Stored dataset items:
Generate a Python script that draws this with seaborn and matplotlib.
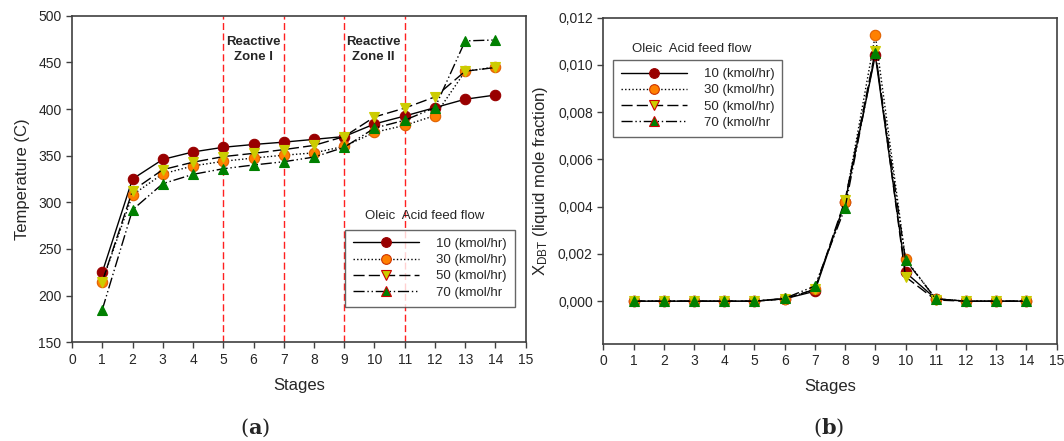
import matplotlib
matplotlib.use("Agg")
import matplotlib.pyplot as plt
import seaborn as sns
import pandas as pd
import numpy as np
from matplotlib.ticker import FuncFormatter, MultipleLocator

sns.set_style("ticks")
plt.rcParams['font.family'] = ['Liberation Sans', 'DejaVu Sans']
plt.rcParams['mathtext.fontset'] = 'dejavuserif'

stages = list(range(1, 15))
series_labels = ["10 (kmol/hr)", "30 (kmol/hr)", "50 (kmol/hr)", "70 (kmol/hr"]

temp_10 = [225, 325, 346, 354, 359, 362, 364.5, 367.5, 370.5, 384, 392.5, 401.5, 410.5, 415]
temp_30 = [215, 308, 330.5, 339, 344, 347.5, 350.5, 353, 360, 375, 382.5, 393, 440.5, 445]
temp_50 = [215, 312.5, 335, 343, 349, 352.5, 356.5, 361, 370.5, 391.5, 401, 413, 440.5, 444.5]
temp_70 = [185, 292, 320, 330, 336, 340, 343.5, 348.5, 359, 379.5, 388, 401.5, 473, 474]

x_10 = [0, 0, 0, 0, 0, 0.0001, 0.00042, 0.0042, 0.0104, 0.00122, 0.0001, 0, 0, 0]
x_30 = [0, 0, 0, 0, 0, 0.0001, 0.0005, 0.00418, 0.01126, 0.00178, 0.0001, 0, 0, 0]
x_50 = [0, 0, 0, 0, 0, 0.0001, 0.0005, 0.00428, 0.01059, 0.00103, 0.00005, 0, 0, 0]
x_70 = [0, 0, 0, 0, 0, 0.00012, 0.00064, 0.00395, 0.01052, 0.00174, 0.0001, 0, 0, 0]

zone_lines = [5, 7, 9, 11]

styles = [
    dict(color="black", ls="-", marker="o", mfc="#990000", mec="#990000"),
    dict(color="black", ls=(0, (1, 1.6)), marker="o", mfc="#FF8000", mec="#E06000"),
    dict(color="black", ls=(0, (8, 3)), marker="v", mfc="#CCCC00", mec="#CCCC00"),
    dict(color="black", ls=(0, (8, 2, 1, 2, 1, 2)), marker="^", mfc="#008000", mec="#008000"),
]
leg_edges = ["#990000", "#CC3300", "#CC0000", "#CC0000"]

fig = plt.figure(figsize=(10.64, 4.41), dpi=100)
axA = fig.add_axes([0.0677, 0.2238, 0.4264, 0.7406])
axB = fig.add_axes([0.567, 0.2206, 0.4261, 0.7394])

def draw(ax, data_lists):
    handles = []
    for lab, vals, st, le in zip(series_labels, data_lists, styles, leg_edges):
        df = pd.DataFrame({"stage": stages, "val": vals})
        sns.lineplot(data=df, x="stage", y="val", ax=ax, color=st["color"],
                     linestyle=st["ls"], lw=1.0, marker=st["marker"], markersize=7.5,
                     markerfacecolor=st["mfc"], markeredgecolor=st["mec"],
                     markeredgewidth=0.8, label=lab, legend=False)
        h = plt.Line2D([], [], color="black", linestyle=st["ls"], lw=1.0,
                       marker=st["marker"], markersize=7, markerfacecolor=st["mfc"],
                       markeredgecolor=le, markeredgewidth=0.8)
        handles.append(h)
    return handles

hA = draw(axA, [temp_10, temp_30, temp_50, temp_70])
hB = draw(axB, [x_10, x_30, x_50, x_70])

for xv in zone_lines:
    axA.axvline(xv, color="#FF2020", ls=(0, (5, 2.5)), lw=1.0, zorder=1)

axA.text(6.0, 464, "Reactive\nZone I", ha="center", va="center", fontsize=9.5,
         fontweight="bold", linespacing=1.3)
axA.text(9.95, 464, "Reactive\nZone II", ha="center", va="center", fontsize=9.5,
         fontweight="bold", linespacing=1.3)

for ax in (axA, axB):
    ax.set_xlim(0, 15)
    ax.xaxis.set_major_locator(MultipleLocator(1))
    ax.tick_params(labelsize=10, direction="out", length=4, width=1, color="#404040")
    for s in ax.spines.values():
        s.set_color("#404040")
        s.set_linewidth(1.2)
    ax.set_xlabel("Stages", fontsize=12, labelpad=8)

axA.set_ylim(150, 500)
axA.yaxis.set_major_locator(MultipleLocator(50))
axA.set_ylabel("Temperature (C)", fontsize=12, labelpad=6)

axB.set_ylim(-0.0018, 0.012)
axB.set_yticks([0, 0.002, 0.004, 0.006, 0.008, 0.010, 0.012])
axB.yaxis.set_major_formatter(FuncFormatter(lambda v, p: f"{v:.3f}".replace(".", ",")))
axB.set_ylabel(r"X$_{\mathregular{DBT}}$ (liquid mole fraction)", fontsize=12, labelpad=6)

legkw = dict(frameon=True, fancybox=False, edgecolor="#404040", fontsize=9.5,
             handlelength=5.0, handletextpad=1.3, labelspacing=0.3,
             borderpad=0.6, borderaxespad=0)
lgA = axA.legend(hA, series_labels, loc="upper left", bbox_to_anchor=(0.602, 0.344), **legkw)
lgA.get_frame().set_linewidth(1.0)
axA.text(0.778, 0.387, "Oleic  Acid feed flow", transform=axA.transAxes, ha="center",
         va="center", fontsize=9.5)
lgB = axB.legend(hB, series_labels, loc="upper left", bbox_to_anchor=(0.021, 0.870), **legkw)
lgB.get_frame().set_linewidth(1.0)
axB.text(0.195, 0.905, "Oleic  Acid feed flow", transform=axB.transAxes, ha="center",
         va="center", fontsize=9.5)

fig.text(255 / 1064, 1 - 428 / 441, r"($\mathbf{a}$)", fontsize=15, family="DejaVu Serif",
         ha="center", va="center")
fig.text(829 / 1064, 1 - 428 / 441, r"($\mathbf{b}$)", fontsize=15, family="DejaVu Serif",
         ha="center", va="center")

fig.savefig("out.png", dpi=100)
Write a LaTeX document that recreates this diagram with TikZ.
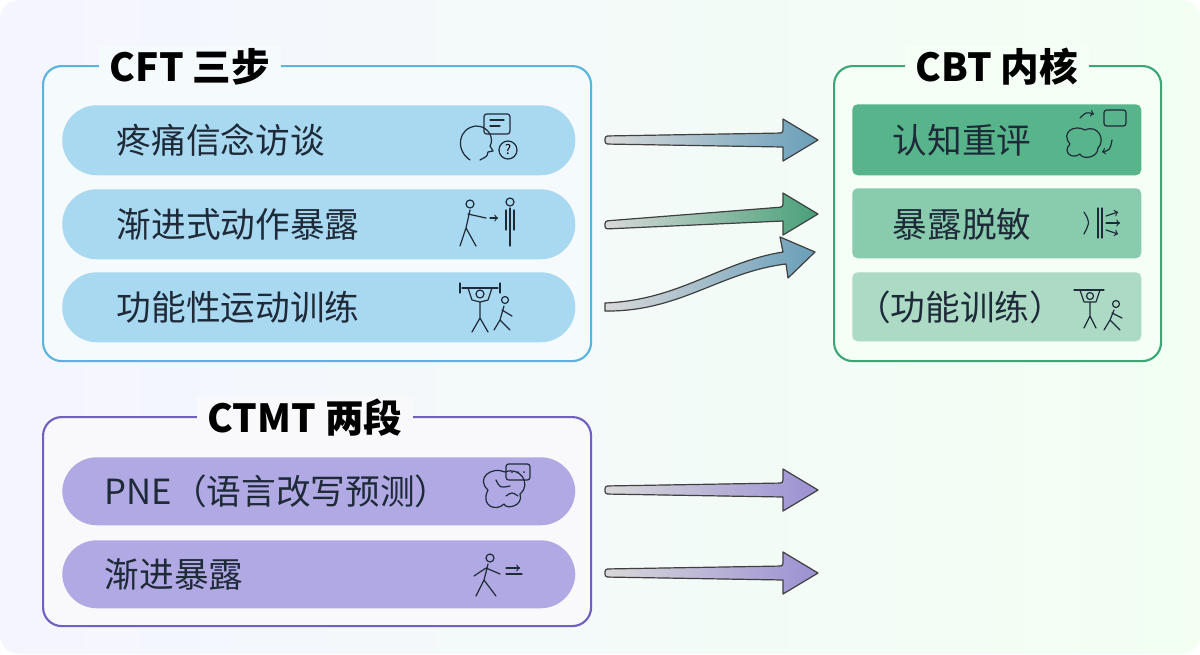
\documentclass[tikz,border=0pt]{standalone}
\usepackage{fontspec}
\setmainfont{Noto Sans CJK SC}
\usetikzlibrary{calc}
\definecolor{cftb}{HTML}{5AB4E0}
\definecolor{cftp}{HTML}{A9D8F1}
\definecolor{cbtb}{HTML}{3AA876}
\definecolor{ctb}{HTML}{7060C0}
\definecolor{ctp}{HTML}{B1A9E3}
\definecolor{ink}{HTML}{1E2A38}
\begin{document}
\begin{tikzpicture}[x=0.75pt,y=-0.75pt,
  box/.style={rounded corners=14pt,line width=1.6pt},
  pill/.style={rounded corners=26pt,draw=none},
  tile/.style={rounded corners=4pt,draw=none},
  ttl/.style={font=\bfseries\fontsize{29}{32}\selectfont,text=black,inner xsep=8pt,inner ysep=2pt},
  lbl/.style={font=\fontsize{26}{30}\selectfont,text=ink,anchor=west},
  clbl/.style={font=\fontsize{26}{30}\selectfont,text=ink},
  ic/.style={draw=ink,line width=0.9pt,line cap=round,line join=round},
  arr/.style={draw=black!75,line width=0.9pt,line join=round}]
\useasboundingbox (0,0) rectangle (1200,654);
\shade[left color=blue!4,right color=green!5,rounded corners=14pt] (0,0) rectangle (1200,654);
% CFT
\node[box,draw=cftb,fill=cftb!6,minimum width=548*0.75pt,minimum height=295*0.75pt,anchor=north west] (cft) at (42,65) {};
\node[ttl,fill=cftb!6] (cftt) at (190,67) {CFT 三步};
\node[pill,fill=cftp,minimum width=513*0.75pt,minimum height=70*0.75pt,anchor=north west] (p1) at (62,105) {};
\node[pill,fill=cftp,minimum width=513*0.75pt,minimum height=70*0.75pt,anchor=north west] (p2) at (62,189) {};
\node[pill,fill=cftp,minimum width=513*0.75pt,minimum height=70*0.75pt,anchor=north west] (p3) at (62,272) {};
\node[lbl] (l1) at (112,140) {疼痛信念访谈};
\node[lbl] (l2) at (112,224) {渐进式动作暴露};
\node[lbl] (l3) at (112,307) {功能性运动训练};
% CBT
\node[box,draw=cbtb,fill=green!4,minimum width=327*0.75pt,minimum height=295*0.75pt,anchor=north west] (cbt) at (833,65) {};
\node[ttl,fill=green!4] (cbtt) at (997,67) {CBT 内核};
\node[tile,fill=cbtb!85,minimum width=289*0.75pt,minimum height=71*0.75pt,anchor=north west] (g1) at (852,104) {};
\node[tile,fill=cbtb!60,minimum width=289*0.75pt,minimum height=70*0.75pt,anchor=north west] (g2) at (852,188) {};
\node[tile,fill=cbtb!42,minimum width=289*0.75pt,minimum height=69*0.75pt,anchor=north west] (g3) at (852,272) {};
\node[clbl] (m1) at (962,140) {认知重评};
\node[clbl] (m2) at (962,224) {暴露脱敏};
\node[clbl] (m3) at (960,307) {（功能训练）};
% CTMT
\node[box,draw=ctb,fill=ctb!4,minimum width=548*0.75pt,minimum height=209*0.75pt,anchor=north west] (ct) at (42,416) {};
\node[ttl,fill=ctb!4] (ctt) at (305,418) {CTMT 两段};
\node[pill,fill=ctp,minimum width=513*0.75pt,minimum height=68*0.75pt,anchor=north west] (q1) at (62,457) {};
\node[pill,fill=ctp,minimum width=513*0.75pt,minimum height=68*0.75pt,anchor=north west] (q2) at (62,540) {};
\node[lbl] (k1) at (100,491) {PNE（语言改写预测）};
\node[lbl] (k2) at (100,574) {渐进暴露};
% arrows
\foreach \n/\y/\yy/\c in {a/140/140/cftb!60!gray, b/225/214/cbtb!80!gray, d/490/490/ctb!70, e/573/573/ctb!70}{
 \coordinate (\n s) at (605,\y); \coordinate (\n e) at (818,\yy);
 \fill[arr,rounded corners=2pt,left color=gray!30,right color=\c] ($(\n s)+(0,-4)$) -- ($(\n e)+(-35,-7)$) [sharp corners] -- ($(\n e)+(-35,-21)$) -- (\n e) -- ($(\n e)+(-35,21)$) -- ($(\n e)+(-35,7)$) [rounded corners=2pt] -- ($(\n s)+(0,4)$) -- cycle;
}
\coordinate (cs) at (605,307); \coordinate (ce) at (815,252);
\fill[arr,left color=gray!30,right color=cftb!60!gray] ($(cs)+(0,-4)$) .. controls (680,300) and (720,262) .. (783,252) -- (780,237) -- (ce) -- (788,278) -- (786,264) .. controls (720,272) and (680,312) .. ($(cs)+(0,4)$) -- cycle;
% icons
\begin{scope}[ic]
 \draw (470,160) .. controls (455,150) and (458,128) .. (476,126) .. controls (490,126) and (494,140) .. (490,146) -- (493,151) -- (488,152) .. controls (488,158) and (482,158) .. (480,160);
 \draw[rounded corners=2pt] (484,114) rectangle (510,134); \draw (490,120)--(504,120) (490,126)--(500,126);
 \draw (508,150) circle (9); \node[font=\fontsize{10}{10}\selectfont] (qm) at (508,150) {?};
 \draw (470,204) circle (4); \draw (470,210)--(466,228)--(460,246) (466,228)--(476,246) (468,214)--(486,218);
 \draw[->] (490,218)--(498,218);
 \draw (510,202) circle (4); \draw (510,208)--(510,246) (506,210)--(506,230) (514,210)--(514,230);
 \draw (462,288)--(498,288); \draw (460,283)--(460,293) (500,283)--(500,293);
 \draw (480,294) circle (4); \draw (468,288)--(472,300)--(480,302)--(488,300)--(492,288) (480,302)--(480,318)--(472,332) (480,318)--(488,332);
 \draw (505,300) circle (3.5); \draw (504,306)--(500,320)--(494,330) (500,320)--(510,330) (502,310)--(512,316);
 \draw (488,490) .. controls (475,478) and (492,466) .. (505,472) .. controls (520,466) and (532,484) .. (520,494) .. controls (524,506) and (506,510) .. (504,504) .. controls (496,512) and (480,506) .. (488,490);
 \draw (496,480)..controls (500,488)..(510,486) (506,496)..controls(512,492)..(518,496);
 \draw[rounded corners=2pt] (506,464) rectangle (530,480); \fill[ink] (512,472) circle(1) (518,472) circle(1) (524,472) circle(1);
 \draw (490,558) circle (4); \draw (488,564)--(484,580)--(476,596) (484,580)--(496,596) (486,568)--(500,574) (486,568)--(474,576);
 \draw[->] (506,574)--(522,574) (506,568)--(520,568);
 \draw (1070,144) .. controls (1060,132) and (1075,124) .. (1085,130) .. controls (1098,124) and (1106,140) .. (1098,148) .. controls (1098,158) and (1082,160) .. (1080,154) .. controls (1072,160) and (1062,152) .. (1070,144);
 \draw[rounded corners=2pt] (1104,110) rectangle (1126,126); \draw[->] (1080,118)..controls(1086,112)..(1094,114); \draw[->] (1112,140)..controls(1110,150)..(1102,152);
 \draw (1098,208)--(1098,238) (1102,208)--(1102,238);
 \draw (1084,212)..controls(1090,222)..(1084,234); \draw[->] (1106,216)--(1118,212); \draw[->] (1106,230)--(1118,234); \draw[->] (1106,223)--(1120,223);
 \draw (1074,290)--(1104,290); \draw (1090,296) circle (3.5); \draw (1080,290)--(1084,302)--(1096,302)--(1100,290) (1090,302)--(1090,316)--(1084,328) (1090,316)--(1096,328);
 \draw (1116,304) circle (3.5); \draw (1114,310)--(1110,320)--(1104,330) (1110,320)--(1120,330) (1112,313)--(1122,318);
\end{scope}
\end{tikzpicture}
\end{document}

◆ **Task to complete**
Pick out, from the lines above, every one that contains the string "with".

◆ **Solution**
Generate a Python script that draws this with seaborn and matplotlib.
Write a LaTeX document that recreates this diagram with TikZ.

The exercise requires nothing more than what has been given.